“Life is not measured by the number of breaths you take, but by the moments that take our breath away.”
Sound like a cliché to you?
Then you haven’t seen our national parks, those spectacular landscapes so beautiful that they spontaneously uplift the soul. Beginning in 1872 they’ve been set aside as “a pleasuring ground for the benefit and enjoyment of the people.”
Memories of my experiences in the parks are the most glorious antidote I have to the cacophony of present day life. So I wonder how much that privilege will be reduced, and for how many families, if the Park Service follows through with its current proposal to double the entrance fees at 17 of our most iconic parks?

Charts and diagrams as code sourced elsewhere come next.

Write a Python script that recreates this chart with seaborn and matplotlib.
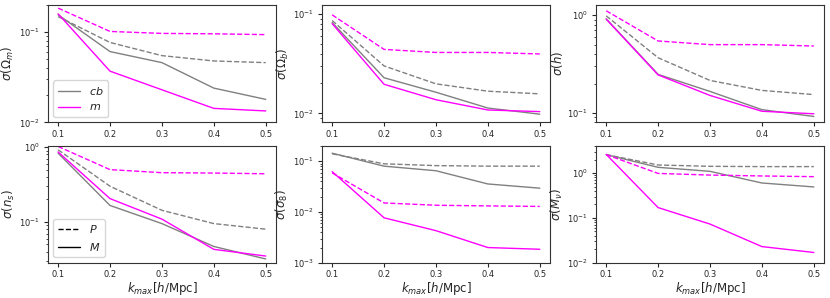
import matplotlib
matplotlib.use("Agg")
import matplotlib.pyplot as plt
from matplotlib.lines import Line2D
import seaborn as sns

# k_max values, shared by all panels
kmax = [0.1, 0.2, 0.3, 0.4, 0.5]

# sigma(Omega_m)
om_cb_P = [0.149, 0.077, 0.055, 0.048, 0.046]
om_cb_M = [0.156, 0.061, 0.046, 0.024, 0.018]
om_m_P = [0.185, 0.102, 0.097, 0.096, 0.094]
om_m_M = [0.160, 0.037, 0.023, 0.0143, 0.0134]

# sigma(Omega_b)
ob_cb_P = [0.086, 0.030, 0.0198, 0.0167, 0.0157]
ob_cb_M = [0.082, 0.0228, 0.0163, 0.0113, 0.0098]
ob_m_P = [0.098, 0.044, 0.041, 0.041, 0.0396]
ob_m_M = [0.080, 0.0196, 0.0137, 0.0108, 0.0104]

# sigma(h)
h_cb_P = [0.985, 0.367, 0.215, 0.170, 0.154]
h_cb_M = [0.92, 0.248, 0.166, 0.108, 0.092]
h_m_P = [1.11, 0.545, 0.50, 0.50, 0.484]
h_m_M = [0.91, 0.245, 0.151, 0.104, 0.098]

# sigma(n_s)
ns_cb_P = [0.92, 0.30, 0.143, 0.095, 0.080]
ns_cb_M = [0.83, 0.166, 0.095, 0.047, 0.032]
ns_m_P = [1.02, 0.50, 0.455, 0.45, 0.44]
ns_m_M = [0.86, 0.205, 0.109, 0.043, 0.035]

# sigma(sigma_8)
s8_cb_P = [0.140, 0.089, 0.082, 0.080, 0.080]
s8_cb_M = [0.144, 0.080, 0.065, 0.0357, 0.0295]
s8_m_P = [0.059, 0.0151, 0.0136, 0.0132, 0.0129]
s8_m_M = [0.0625, 0.0077, 0.0043, 0.0020, 0.00185]

# sigma(M_nu)
mnu_cb_P = [2.57, 1.51, 1.41, 1.39, 1.39]
mnu_cb_M = [2.57, 1.34, 1.09, 0.60, 0.49]
mnu_m_P = [2.57, 0.98, 0.90, 0.86, 0.83]
mnu_m_M = [2.60, 0.17, 0.073, 0.023, 0.017]

ylabels = [r'$\sigma(\Omega_m)$', r'$\sigma(\Omega_b)$', r'$\sigma(h)$',
           r'$\sigma(n_s)$', r'$\sigma(\sigma_8)$', r'$\sigma(M_\nu)$']
panels = [
    (om_cb_P, om_cb_M, om_m_P, om_m_M),
    (ob_cb_P, ob_cb_M, ob_m_P, ob_m_M),
    (h_cb_P, h_cb_M, h_m_P, h_m_M),
    (ns_cb_P, ns_cb_M, ns_m_P, ns_m_M),
    (s8_cb_P, s8_cb_M, s8_m_P, s8_m_M),
    (mnu_cb_P, mnu_cb_M, mnu_m_P, mnu_m_M),
]
ylims = [(0.01, 0.2), (0.0081, 0.123), (0.080, 1.27),
         (0.0284, 1.05), (0.001, 0.204), (0.01, 4.1)]

sns.set_style("white")
plt.rcParams['axes.edgecolor'] = '#333333'
plt.rcParams['xtick.bottom'] = True
plt.rcParams['ytick.left'] = True

fig, axes = plt.subplots(2, 3, figsize=(8.3, 2.98), dpi=100)
fig.subplots_adjust(left=0.0575, right=0.993, top=0.983, bottom=0.118,
                    wspace=0.2, hspace=0.197)

for i, ax in enumerate(axes.flat):
    cbP, cbM, mP, mM = panels[i]
    sns.lineplot(x=kmax, y=cbP, ax=ax, color='gray', linestyle='--', lw=1)
    sns.lineplot(x=kmax, y=cbM, ax=ax, color='gray', linestyle='-', lw=1)
    sns.lineplot(x=kmax, y=mP, ax=ax, color='magenta', linestyle='--', lw=1)
    sns.lineplot(x=kmax, y=mM, ax=ax, color='magenta', linestyle='-', lw=1)
    ax.set_yscale('log')
    ax.set_ylim(*ylims[i])
    ax.set_xticks([0.1, 0.2, 0.3, 0.4, 0.5])
    ax.tick_params(labelsize=6, length=3, pad=2.5)
    ax.tick_params(which='minor', length=1.8)
    ax.set_ylabel(ylabels[i], fontsize=8.5, labelpad=2)
    if i >= 3:
        ax.set_xlabel(r'$k_{max}[h/{\rm Mpc}]$', fontsize=8.5, labelpad=0.5)

h1 = [Line2D([], [], color='gray', lw=1), Line2D([], [], color='magenta', lw=1)]
axes[0, 0].legend(h1, [r'$cb$', r'$m$'], loc='lower left', fontsize=8)
h2 = [Line2D([], [], color='black', lw=1, ls='--'), Line2D([], [], color='black', lw=1)]
axes[1, 0].legend(h2, [r'$P$', r'$M$'], loc='lower left', fontsize=8)

fig.savefig('out.png', dpi=100)
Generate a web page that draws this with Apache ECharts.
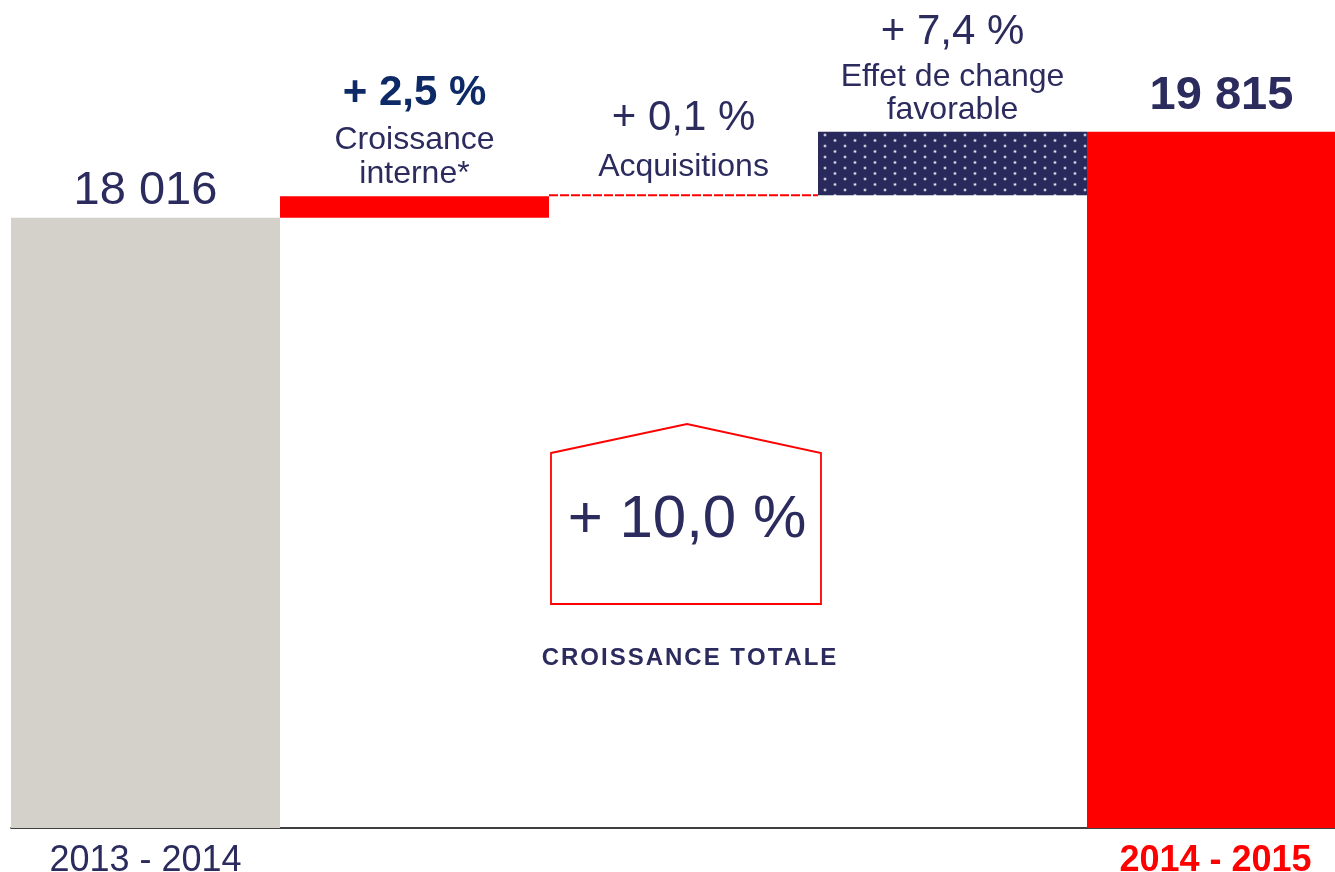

Fees will increase from approximately $30 to $70 per car during “peak season,” and also double for people on foot or bikes. Department of Interior Secretary Ryan Zinke (the Park Service falls under this agency) projects that this hike will raise approximately $70 million per year to take care of such necessities as roads and bathrooms.
This might sound perfectly logical unless you know that the national parks are federal assets that are supposed to be funded out of the federal budget, which is the money we pay in taxes. While placing a burden on the public that will decidedly affect their ability to enjoy the parks, the administration simultaneously proposes to slash the amount allocated to the Park Service from the federal budget.
Of 180 units of the park system we’ve visited, we never had to think about whether we could afford it based upon the time of year. Making it unaffordable for some people to visit the parks in peak season – ie, the time when the weather is most conducive and the parks are at their most spectacular – is inherently unfair and UN-American. It could set up a class system in the enjoyment of assets that are supposed to be most egalitarian – a kind of “separate and unequal” scenario.
Here are some of the experiences I’ve had in these particular 17 parks that keep me invested in working to protect our democracy, experiences I may never have had if the parks were available to me only on a preferential-pay scale:
As a 44-year-old immigrant visiting Acadia in Maine in September, I was so overcome with the pristine beauty and majesty of the view from Cadillac Mountain that I fell in love with myself. I realized how infinitesimal I am in the scheme of things, and yet how connected to the Oneness of all things. 23 years later, it’s still influencing me to love the world indiscriminately.
In Arches National Park, UT, I hiked to Delicate Arch among the largest concentration of natural rock arches in the world, and marveled at the elderly people on walkers similarly making the trek. Nearby Canyonlands was equally spectacular.
Frank and I took four of our grandchildren, aged four to 15 to Bryce Canyon, and couldn’t pry them away from Fairy Land lookout, described by one writer as “a gorgeous chasm in an immense bowl of lace and filigree work in stone, colored with the white of frost and the pinks of glowing embers. To those who have not forgotten the story books of childhood it suggests a playground of fairies. . .” In nearby Zion my husband says he feels more than he sees, an energy so potent it must be what’s called God.
In Denali National Park and Preserve, Alaska, I spent a day in bed, looking through my cabin window and communing with the snowclad giant known as “The Great One.” Until you have seen that monolith, the highest mountain on the face of North America clad in pink Alpen light – well, you just have to see it.
In Glacier National Park, Montana, we drove up the “Going to the Sun Road,” a National Historic Civil Engineering Landmark clinging to the side of the mountains, winding up on the Canadian side where a huge mountain goat waited as if to greet us, leisurely chewing its cud.
In Grand Canyon, Arizona we stood among hundreds at the South Rim marveling at the Condors riding the thermal waves and giving us the eye. In Grand Teton, Wyoming, I visited the Chapel of the Ascension and from looked in awe upon the jagged snowclad peaks framed by the window. In nearby Yellowstone I went out at dawn one morning and heard the eerie sounds of elk bugling as Old Faithful went off.
In Sequoia, California we walked among the 2000-year old Giant Sequoia Trees and felt the energy they’ve concentrated since the time Jesus walked on Earth. In Yosemite we slept in our truck on the side of the road and woke up to the surreal mating of Earth and sky, as the Sun gently lifted the dew from the ground.
In Mount Rainier, WA we hiked for the first time on a glacier and in nearby Olympic we hiked the Hoh Rainforest and splashed in the Pacific among sea anemones and starfish. In Rocky Mountains, Colorado we posed on the Continental Divide, and in Shenandoah, Virginia we celebrated the Black legacy at Lewis Mountain campgrounds. We had to go to Joshua Tree, California, to see the namesake trees which Natives used in their artwork and diet.
I can bring forth any one of those memories in an instant when I need to impose calm upon myself in a chaotic situation, or when the news is just too confusing to understand. If you’re already a park lover I know you understand. If you’re not yet familiar with the parks I hope I’ve inspired you sufficiently to explore our birthright, those places set aside for our enjoyment. In any event, I ask you to join me in making a comment on the National Park Service proposal here, and direct them to keep the parks an affordable experience for every spectrum of the American family. Thank you.